James Scarlett, defence lawyer for Wakefield, follows the route of the abduction and interviews key witnesses to gather evidence about Ellen Turner – evidence he hopes will close her mouth and prevent her from standing as a witness at the forthcoming trial.

Finally, hear Turner in her own words, as she stand before the court and outlines her ordeal.

Liverpool

In the courtyard at the Ladies’ Seminary Miss Elizabeth Daulby, Ellen Turner’s school mistress, is questioned by James Scarlett.

Carlisle

At the Bush Inn, landlady Sarah Holmes is questioned by James Scarlett

Gretna Green

Miss Linton, daughter of the landlord of Gretna Green Hall, is questioned by James Scarlett

Lancaster

At Lancaster Shire Hall Assizes Ellen Turner gives evidence



Court reporting

A young lady of “very interesting, prepossessing appearance” and a fashionable and charming man become embroiled in a scandal with high money stakes. “The press were rubbing their hands in glee,” says Kate Atkinson.

The Manchester Guardian

“Miss Turner is very pleasing to look at. A young lady of very interesting, prepossessing appearance. Her complexion is good and the expression of her lips particularly beautiful. On entering the court dressed in a plain black gown and bonnet, the bonnet with a scarlet ribbon round it, her figure was particularly
and deservedly admired. She looked extremely well and behaved with great propriety and composure not withstanding the intense curiosity with which she was viewed by so large an assembly.”

The Times

“This is a cruel case of abduction. The child was carried off being only 15 years of age. Miss Turner, the child in question, or the young lady of very interesting and prepossessing appearance, is rather tall for her age and her countenance is enlivened by two piercing eyes. Her peculiarly white and beautifully formed teeth provide a fine contrast to her ruby lip. Although it had been hinted that Miss Turner’s intellects are not of the strongest kind, she is a lady of quick and natural talents and no pains have been spent of their cultivation. There is something so fascinating about her.”

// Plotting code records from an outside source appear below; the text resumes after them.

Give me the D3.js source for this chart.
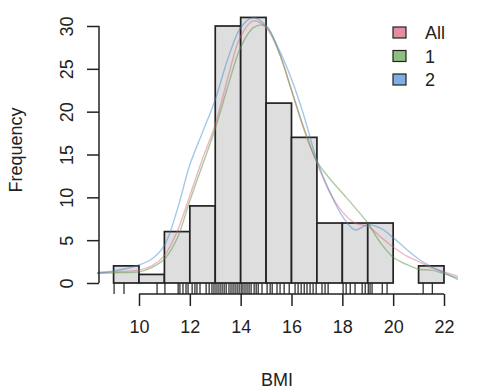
<!DOCTYPE html>
<html><head><meta charset="utf-8">
<script src="https://cdn.jsdelivr.net/npm/d3@7"></script>
<style>body{margin:0;background:#fff}svg{display:block;font-family:"Liberation Sans",Arial,sans-serif}</style>
</head><body><svg id="c" width="480" height="390"></svg>
<script>
// Histogram bins (BMI lower edge) and counts
const binStarts = [9,10,11,12,13,14,15,16,17,18,19,20,21];
const counts    = [2,1,6,9,30,31,21,17,7,7,7,0,2];
// Rug of individual BMI values
const rugValues = [9.02,9.41,10.71,11.02,11.54,11.61,11.73,11.85,11.93,12.09,12.20,12.28,12.40,12.64,12.76,12.87,12.95,13.03,13.11,13.19,13.27,13.35,13.43,13.54,13.62,13.70,13.78,13.86,13.94,14.02,14.09,14.17,14.25,14.33,14.41,14.53,14.61,14.69,14.84,15.04,15.16,15.24,15.43,15.55,15.71,15.91,16.14,16.26,16.38,16.50,16.61,16.73,16.85,16.97,17.20,17.32,17.44,18.03,18.15,18.31,18.50,18.78,18.90,19.02,19.09,19.17,19.57,19.76,21.18,21.54];
// Density curves (scaled to frequency)
const curveX = [8.35,9,10,10.5,11,11.5,12,12.5,13,13.5,14,14.5,15,15.5,16,16.5,17,17.5,18,18.5,19,19.5,20,20.5,21,21.5,22,22.55];
const densAll = [1.2,1.3,1.5,2.0,3.2,6.0,10.2,14.5,18.5,24.0,28.8,30.6,29.8,27.0,22.5,17.8,14.0,10.6,8.3,7.0,6.6,5.4,4.2,3.2,2.5,1.8,1.3,0.8];
const dens1   = [1.1,1.2,1.3,1.8,2.8,5.2,9.6,13.8,18.0,23.0,27.5,29.8,30.0,27.0,22.5,18.0,14.2,12.2,10.5,8.8,7.0,4.7,3.0,2.2,1.6,1.5,1.1,0.6];
const dens2   = [1.2,1.4,2.1,2.8,4.4,8.5,13.8,17.6,21.4,26.2,29.8,31.0,30.0,27.3,23.8,19.4,14.3,10.7,7.8,6.2,6.8,6.4,5.3,4.0,2.8,1.9,1.2,0.4];
const seriesNames = ["All","1","2"];
const lineColors = ["rgba(215,95,120,0.45)","rgba(90,150,70,0.5)","rgba(60,130,200,0.45)"];
const legendFills = ["#E48DA0","#8DBF80","#82ADE0"];
const xTicks = [10,12,14,16,18,20,22];
const yTicks = [0,5,10,15,20,25,30];

const svg = d3.select("#c");
const x = d3.scaleLinear().domain([10,22]).range([139,444]);
const y = d3.scaleLinear().domain([0,30]).range([283,26]);
const ink = "#222";
const FONT = "Liberation Sans, Arial, sans-serif";

// bars
svg.append("g").selectAll("rect").data(binStarts).join("rect")
  .attr("x", d=>x(d)).attr("width", d=>x(d+1)-x(d))
  .attr("y", (d,i)=>y(counts[i])).attr("height",(d,i)=>y(0)-y(counts[i]))
  .attr("fill","#DEDEDE").attr("stroke",ink).attr("stroke-width",1.7);

// density lines
const line = d3.line().x((d,i)=>x(curveX[i])).y(d=>y(d)).curve(d3.curveCatmullRom.alpha(0.5));
[densAll,dens1,dens2].forEach((s,k)=>{
  svg.append("path").attr("d",line(s)).attr("fill","none")
    .attr("stroke",lineColors[k]).attr("stroke-width",1.4);
});

// rug
svg.append("g").selectAll("line").data(rugValues).join("line")
  .attr("x1",d=>x(d)).attr("x2",d=>x(d)).attr("y1",283).attr("y2",294)
  .attr("stroke",ink).attr("stroke-width",1.2);

// x axis
const xa = svg.append("g").attr("transform","translate(0,294)")
  .call(d3.axisBottom(x).tickValues(xTicks).tickSize(12).tickPadding(14).tickFormat(d3.format("d")));
xa.select(".domain").attr("stroke",ink).attr("stroke-width",1.5).attr("d",`M${x(10)},0H${x(22)}`);
xa.selectAll(".tick line").attr("stroke",ink).attr("stroke-width",1.5);
xa.selectAll(".tick text").attr("fill",ink).attr("font-size",18).attr("font-family",FONT);

// y axis
const ya = svg.append("g").attr("transform","translate(99,0)")
  .call(d3.axisLeft(y).tickValues(yTicks).tickSize(12).tickFormat(d3.format("d")));
ya.select(".domain").attr("stroke",ink).attr("stroke-width",1.5).attr("d",`M0,${y(0)}V${y(30)}`);
ya.selectAll(".tick line").attr("stroke",ink).attr("stroke-width",1.5);
ya.selectAll(".tick text").attr("fill",ink).attr("font-size",18).attr("font-family",FONT)
  .attr("x",null).attr("dy",null).attr("text-anchor","middle")
  .attr("transform","translate(-32,0) rotate(-90)").attr("dominant-baseline","central");

// axis titles
svg.append("text").attr("transform",`translate(16,150) rotate(-90)`).attr("text-anchor","middle")
  .attr("dominant-baseline","central").attr("font-size",18).attr("fill",ink).text("Frequency");
svg.append("text").attr("x",277).attr("y",386).attr("text-anchor","middle")
  .attr("font-size",18).attr("fill",ink).text("BMI");

// legend
const lg = svg.append("g");
seriesNames.forEach((n,i)=>{
  const yy = 27 + i*23.5;
  lg.append("rect").attr("x",393).attr("y",yy).attr("width",13).attr("height",11)
    .attr("fill",legendFills[i]).attr("stroke",ink).attr("stroke-width",1.2);
  lg.append("text").attr("x",425).attr("y",yy+6).attr("dominant-baseline","central")
    .attr("font-size",18).attr("fill",ink).text(n);
});
</script></body></html>
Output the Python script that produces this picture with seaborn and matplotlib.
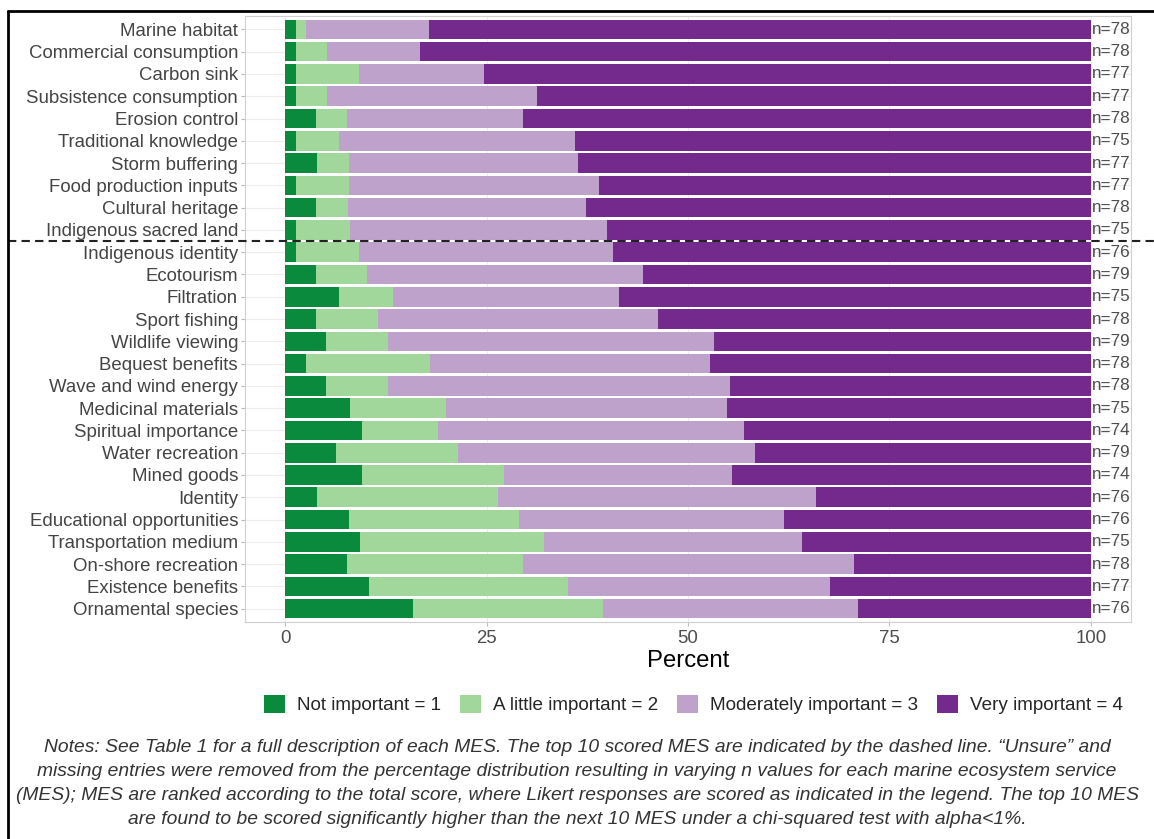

Stockport Advertiser and Guardian 

“The usual disgusting trickery has been employed by the gentlemen of the press to excite the sympathy of the public, and the appearance and manners of Miss Turner have furnished ample materials of the paragraph makers. We cannot conceive anything more insulting to Miss Turner and her family than all of this hoo hah about her personal appearance. She is a fine tall girl of her age and we believe she has sense enough to feel consummate disgust at the bare faced flattery that is thus heaped upon her. Coupled as it is with the similar expressions towards the man from whom she has received such an irreparable injury. While we are on the subject, we may just notice that Edward Wakefield is said to bear a strong resemblance to Sir Walter Scott.”

John Bull 

“Now, mark all this, pretty Miss Turner did not in the least care about being ran away with, for if she had, by speaking to the landlady at the first inn where she ran upstairs to put her curlers right, or to tie her shoe strings, explain the real state of the case, the ravisher and the post chaise would have been laid by the heels in a twinkling. The steam packet to Calais, a whisper, a look, a sigh, would have roused the gallantry of all the male passengers of the chivalrous age.
But no, having tried Mr Wakefield for a week or ten days, and finding him beyond my fancy stupid, and by her conception, dull, she bounds away. I’m very glad that she is well rid of such a thing but, I confess, I see nothing neither interesting nor romantic in the affair – a good deal of naivety on one side and a common quantity of stupidity on the other.”